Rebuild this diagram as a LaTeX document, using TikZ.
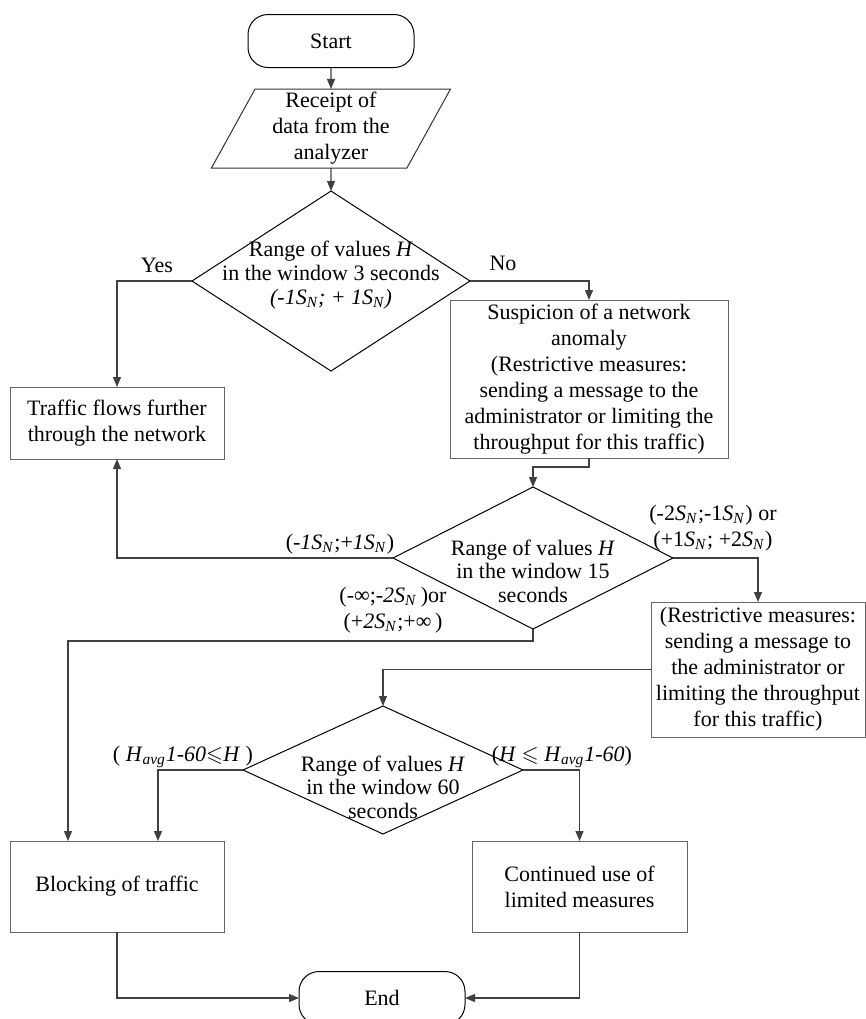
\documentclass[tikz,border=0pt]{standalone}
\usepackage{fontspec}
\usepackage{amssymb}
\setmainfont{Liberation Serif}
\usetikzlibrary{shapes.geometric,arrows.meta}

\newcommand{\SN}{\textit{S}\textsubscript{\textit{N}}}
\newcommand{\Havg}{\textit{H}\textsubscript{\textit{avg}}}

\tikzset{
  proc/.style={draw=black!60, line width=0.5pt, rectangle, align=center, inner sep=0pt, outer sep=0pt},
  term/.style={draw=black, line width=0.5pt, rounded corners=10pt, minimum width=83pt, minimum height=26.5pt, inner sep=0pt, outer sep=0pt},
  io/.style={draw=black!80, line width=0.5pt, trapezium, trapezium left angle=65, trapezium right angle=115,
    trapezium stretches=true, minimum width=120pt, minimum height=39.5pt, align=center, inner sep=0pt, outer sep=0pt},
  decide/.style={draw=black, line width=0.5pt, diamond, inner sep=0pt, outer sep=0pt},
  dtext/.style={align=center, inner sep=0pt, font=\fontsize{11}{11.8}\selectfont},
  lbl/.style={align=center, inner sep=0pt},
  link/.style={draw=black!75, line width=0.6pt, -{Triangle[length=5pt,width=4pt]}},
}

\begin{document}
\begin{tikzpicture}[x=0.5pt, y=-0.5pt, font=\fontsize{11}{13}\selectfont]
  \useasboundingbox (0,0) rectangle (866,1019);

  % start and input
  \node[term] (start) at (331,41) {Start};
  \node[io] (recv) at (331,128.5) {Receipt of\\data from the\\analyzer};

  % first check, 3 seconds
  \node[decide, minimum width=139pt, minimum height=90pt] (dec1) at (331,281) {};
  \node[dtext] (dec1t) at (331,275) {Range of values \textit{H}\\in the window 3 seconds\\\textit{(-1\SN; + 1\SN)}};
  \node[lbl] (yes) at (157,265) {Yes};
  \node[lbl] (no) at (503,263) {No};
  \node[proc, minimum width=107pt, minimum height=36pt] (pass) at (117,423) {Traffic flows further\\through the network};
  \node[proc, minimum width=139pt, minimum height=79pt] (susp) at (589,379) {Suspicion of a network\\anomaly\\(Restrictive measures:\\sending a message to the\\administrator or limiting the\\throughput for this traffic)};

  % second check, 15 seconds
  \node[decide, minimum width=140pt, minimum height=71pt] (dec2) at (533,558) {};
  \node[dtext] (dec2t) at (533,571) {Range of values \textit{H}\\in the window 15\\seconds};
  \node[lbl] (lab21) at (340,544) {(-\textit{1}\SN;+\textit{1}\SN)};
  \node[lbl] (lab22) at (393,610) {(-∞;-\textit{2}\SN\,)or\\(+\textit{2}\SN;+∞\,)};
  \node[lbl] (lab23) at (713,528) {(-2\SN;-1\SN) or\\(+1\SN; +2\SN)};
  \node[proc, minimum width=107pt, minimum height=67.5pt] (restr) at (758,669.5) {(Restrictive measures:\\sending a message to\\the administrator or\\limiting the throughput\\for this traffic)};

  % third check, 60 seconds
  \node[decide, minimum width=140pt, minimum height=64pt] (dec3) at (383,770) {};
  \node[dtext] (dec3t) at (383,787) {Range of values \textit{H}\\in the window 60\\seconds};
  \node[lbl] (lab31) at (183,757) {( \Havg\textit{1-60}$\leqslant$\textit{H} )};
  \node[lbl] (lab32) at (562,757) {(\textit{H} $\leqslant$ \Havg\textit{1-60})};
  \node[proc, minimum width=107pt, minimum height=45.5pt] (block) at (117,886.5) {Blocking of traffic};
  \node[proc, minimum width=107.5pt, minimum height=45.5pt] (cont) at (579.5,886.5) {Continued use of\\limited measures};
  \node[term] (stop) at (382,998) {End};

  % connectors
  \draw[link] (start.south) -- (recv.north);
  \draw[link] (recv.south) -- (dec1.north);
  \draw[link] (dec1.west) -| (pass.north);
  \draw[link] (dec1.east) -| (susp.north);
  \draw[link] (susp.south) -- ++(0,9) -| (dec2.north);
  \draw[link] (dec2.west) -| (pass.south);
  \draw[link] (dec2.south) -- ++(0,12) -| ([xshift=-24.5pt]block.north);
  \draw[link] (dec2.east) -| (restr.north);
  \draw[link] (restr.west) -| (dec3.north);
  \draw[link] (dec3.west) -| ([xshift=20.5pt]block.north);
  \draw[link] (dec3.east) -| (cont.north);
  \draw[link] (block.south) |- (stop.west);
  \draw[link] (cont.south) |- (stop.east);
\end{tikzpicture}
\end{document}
- - - - -
WHAT YOU WILL DO —
Copy the listing in full and without alteration, omitting every picture.

TASK ANSWER —
Rebuild this diagram as a LaTeX document, using TikZ.
\documentclass[tikz,border=0pt]{standalone}
\usepackage{fontspec}
\usepackage{amssymb}
\setmainfont{Liberation Serif}
\usetikzlibrary{shapes.geometric,arrows.meta}

\newcommand{\SN}{\textit{S}\textsubscript{\textit{N}}}
\newcommand{\Havg}{\textit{H}\textsubscript{\textit{avg}}}

\tikzset{
  proc/.style={draw=black!60, line width=0.5pt, rectangle, align=center, inner sep=0pt, outer sep=0pt},
  term/.style={draw=black, line width=0.5pt, rounded corners=10pt, minimum width=83pt, minimum height=26.5pt, inner sep=0pt, outer sep=0pt},
  io/.style={draw=black!80, line width=0.5pt, trapezium, trapezium left angle=65, trapezium right angle=115,
    trapezium stretches=true, minimum width=120pt, minimum height=39.5pt, align=center, inner sep=0pt, outer sep=0pt},
  decide/.style={draw=black, line width=0.5pt, diamond, inner sep=0pt, outer sep=0pt},
  dtext/.style={align=center, inner sep=0pt, font=\fontsize{11}{11.8}\selectfont},
  lbl/.style={align=center, inner sep=0pt},
  link/.style={draw=black!75, line width=0.6pt, -{Triangle[length=5pt,width=4pt]}},
}

\begin{document}
\begin{tikzpicture}[x=0.5pt, y=-0.5pt, font=\fontsize{11}{13}\selectfont]
  \useasboundingbox (0,0) rectangle (866,1019);

  % start and input
  \node[term] (start) at (331,41) {Start};
  \node[io] (recv) at (331,128.5) {Receipt of\\data from the\\analyzer};

  % first check, 3 seconds
  \node[decide, minimum width=139pt, minimum height=90pt] (dec1) at (331,281) {};
  \node[dtext] (dec1t) at (331,275) {Range of values \textit{H}\\in the window 3 seconds\\\textit{(-1\SN; + 1\SN)}};
  \node[lbl] (yes) at (157,265) {Yes};
  \node[lbl] (no) at (503,263) {No};
  \node[proc, minimum width=107pt, minimum height=36pt] (pass) at (117,423) {Traffic flows further\\through the network};
  \node[proc, minimum width=139pt, minimum height=79pt] (susp) at (589,379) {Suspicion of a network\\anomaly\\(Restrictive measures:\\sending a message to the\\administrator or limiting the\\throughput for this traffic)};

  % second check, 15 seconds
  \node[decide, minimum width=140pt, minimum height=71pt] (dec2) at (533,558) {};
  \node[dtext] (dec2t) at (533,571) {Range of values \textit{H}\\in the window 15\\seconds};
  \node[lbl] (lab21) at (340,544) {(-\textit{1}\SN;+\textit{1}\SN)};
  \node[lbl] (lab22) at (393,610) {(-∞;-\textit{2}\SN\,)or\\(+\textit{2}\SN;+∞\,)};
  \node[lbl] (lab23) at (713,528) {(-2\SN;-1\SN) or\\(+1\SN; +2\SN)};
  \node[proc, minimum width=107pt, minimum height=67.5pt] (restr) at (758,669.5) {(Restrictive measures:\\sending a message to\\the administrator or\\limiting the throughput\\for this traffic)};

  % third check, 60 seconds
  \node[decide, minimum width=140pt, minimum height=64pt] (dec3) at (383,770) {};
  \node[dtext] (dec3t) at (383,787) {Range of values \textit{H}\\in the window 60\\seconds};
  \node[lbl] (lab31) at (183,757) {( \Havg\textit{1-60}$\leqslant$\textit{H} )};
  \node[lbl] (lab32) at (562,757) {(\textit{H} $\leqslant$ \Havg\textit{1-60})};
  \node[proc, minimum width=107pt, minimum height=45.5pt] (block) at (117,886.5) {Blocking of traffic};
  \node[proc, minimum width=107.5pt, minimum height=45.5pt] (cont) at (579.5,886.5) {Continued use of\\limited measures};
  \node[term] (stop) at (382,998) {End};

  % connectors
  \draw[link] (start.south) -- (recv.north);
  \draw[link] (recv.south) -- (dec1.north);
  \draw[link] (dec1.west) -| (pass.north);
  \draw[link] (dec1.east) -| (susp.north);
  \draw[link] (susp.south) -- ++(0,9) -| (dec2.north);
  \draw[link] (dec2.west) -| (pass.south);
  \draw[link] (dec2.south) -- ++(0,12) -| ([xshift=-24.5pt]block.north);
  \draw[link] (dec2.east) -| (restr.north);
  \draw[link] (restr.west) -| (dec3.north);
  \draw[link] (dec3.west) -| ([xshift=20.5pt]block.north);
  \draw[link] (dec3.east) -| (cont.north);
  \draw[link] (block.south) |- (stop.west);
  \draw[link] (cont.south) |- (stop.east);
\end{tikzpicture}
\end{document}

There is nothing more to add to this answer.